Sur les pavés en béton de Brazzaville, on croise aussi des rappeurs. Fredy Massamba est de ceux-là, il apporte sa griffe et son groove aux Tambours. La voix est omniprésente, ainsi que la danse, inséparable de la pratique du tambour en Afrique centrale. Les anciens sont convoqués pour la transmission de certaines techniques instrumentales et de leurs connaissances en lutherie, notamment la fabrication du tambour sacré, le ngoma. «  Nous voulions, à terme, acquérir une parcelle de plusieurs hectares et bâtir un centre de formation, de création et de diffusion, où les maîtres formateurs recrutés dans les villages et les artistes vivraient comme une grande famille  », raconte Biayenda. Ce rêve généreux frôle sa réalisation quand la fameuse parcelle est achetée, puis il est balayé par la guerre qui éclate en 1993. À partir de là, le groupe s’exile au Bénin, en Côte d’Ivoire, en Europe… Et perdure dans des formations réduites, mais enrichies d’expériences les plus diverses.

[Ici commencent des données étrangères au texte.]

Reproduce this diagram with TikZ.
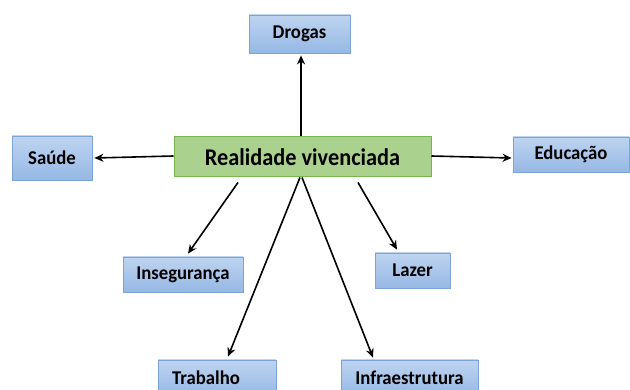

Sur la Route des Caravanes reflète cette réalité itinérante des Tambours de Brazza, sous forme d’une rencontre proprement inouïe.

[^2]: La rumba congolaise est une réappropriation de la rumba cubaine, très populaire entre les années 1940 et 1950, puis 1960 et 1970, dans ses formes les plus imprégnées de l’identité congolaise. Le soukouss, du français « secouer », est une musique de danse, également dérivée de la rumba cubaine, qui apparaît dans les années 1940.